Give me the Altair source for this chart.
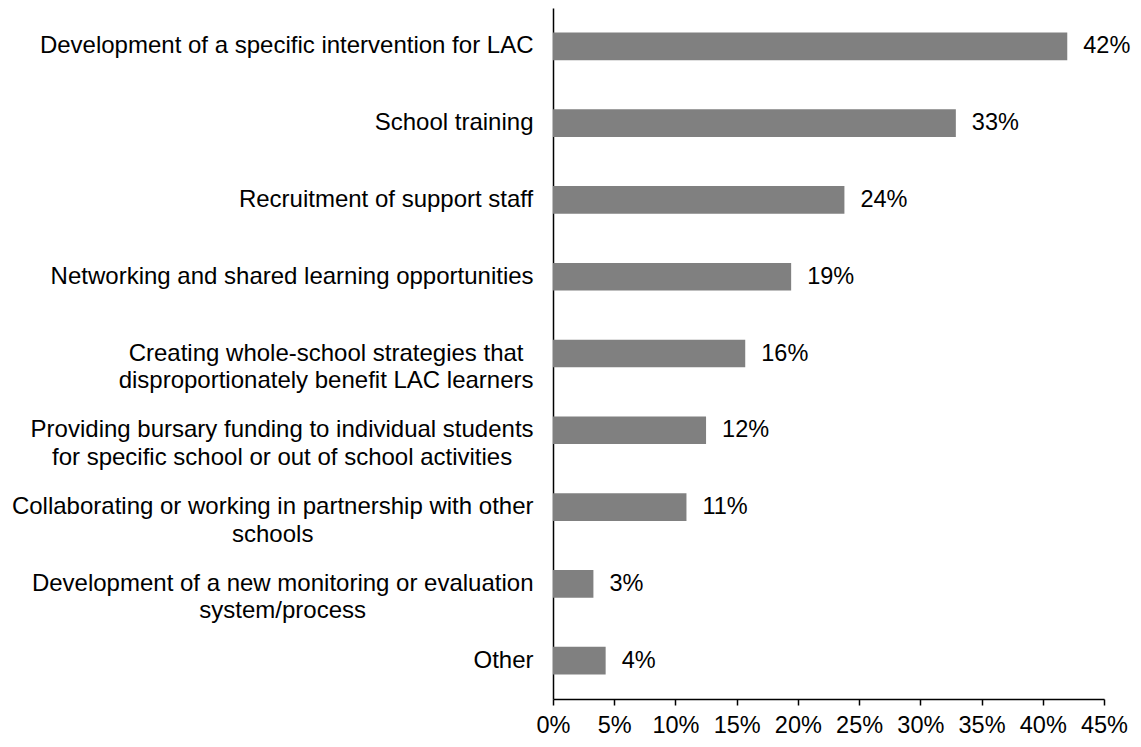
import altair as alt
import pandas as pd

categories = [
    "Development of a specific intervention for LAC",
    "School training",
    "Recruitment of support staff",
    "Networking and shared learning opportunities",
    "Creating whole-school strategies that|disproportionately benefit LAC learners",
    "Providing bursary funding to individual students|for specific school or out of school activities",
    "Collaborating or working in partnership with other|schools",
    "Development of a new monitoring or evaluation|system/process",
    "Other",
]
values = [42.0, 32.9, 23.8, 19.45, 15.7, 12.5, 10.9, 3.3, 4.3]
value_labels = ["42%", "33%", "24%", "19%", "16%", "12%", "11%", "3%", "4%"]
x_ticks = [0, 5, 10, 15, 20, 25, 30, 35, 40, 45]

FONT = "Liberation Sans, Arial, Helvetica, sans-serif"
LABEL_SIZE = 24
VALUE_SIZE = 23.5
GAP = 20

# Arial / Liberation Sans advance widths (per 1000 em), used to centre multi-line labels
_W = {" ": 278, "-": 333, "/": 278, "%": 889}
_W.update({d: 556 for d in "0123456789"})
_W.update(dict(zip("abcdefghijklmnopqrstuvwxyz",
                   [556, 556, 500, 556, 556, 278, 556, 556, 222, 222, 500, 222, 833,
                    556, 556, 556, 556, 333, 500, 278, 556, 500, 722, 500, 500, 500])))
_W.update(dict(zip("ABCDEFGHIJKLMNOPQRSTUVWXYZ",
                   [667, 667, 722, 722, 667, 611, 778, 722, 278, 500, 667, 556, 833,
                    722, 778, 667, 778, 722, 667, 611, 722, 667, 944, 667, 667, 611])))


def text_width(s, size):
    return sum(_W.get(ch, 556) for ch in s) * size / 1000.0


conditions = []
for c in categories:
    w = max(text_width(line, LABEL_SIZE) for line in c.split("|"))
    conditions.append({"test": "datum.value === " + repr(c).replace("'", '"'),
                       "value": round(GAP + w / 2, 1)})

df = pd.DataFrame({"category": categories, "value": values, "label": value_labels})

y_enc = alt.Y(
    "category:N",
    sort=None,
    title=None,
    scale=alt.Scale(paddingInner=0.64, paddingOuter=0.32),
    axis=alt.Axis(
        labelExpr="split(datum.label, '|')",
        labelAlign="center",
        labelBaseline="middle",
        labelPadding={"condition": conditions, "value": GAP},
        labelLineHeight=27.6,
        labelFont=FONT,
        labelFontSize=LABEL_SIZE,
        labelColor="#000000",
        labelLimit=0,
        ticks=False,
        domainColor="#000000",
        domainWidth=1.5,
        grid=False,
    ),
)

x_enc = alt.X(
    "value:Q",
    title=None,
    scale=alt.Scale(domain=[0, 45], nice=False),
    axis=alt.Axis(
        values=x_ticks,
        labelExpr="datum.value + '%'",
        labelFont=FONT,
        labelFontSize=VALUE_SIZE,
        labelColor="#000000",
        labelPadding=8,
        labelOverlap=False,
        labelFlush=False,
        labelLimit=0,
        tickSize=6,
        tickColor="#000000",
        tickWidth=1.5,
        domainColor="#000000",
        domainWidth=1.5,
        grid=False,
    ),
)

bars = alt.Chart(df).mark_bar(color="#808080").encode(x=x_enc, y=y_enc)

texts = alt.Chart(df).mark_text(
    align="left", baseline="middle", dx=16, font=FONT, fontSize=VALUE_SIZE, color="#000000"
).encode(x="value:Q", y=alt.Y("category:N", sort=None), text="label:N")

chart = (
    alt.layer(bars, texts)
    .properties(
        width=551,
        height=691,
        background="#ffffff",
        autosize=alt.AutoSizeParams(type="none"),
        padding={"left": 545, "top": 0, "right": 28, "bottom": 38},
    )
    .configure_view(stroke=None, strokeWidth=0)
)

chart.save("out.html", embed_options={"renderer": "svg", "actions": False})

**Task to complete:** Return, unchanged, the lines from the first line of the material through the line that holds "35, 40, 45]", inclusive, omitting pictures.

**Answer below:**
Give me the Altair source for this chart.
import altair as alt
import pandas as pd

categories = [
    "Development of a specific intervention for LAC",
    "School training",
    "Recruitment of support staff",
    "Networking and shared learning opportunities",
    "Creating whole-school strategies that|disproportionately benefit LAC learners",
    "Providing bursary funding to individual students|for specific school or out of school activities",
    "Collaborating or working in partnership with other|schools",
    "Development of a new monitoring or evaluation|system/process",
    "Other",
]
values = [42.0, 32.9, 23.8, 19.45, 15.7, 12.5, 10.9, 3.3, 4.3]
value_labels = ["42%", "33%", "24%", "19%", "16%", "12%", "11%", "3%", "4%"]
x_ticks = [0, 5, 10, 15, 20, 25, 30, 35, 40, 45]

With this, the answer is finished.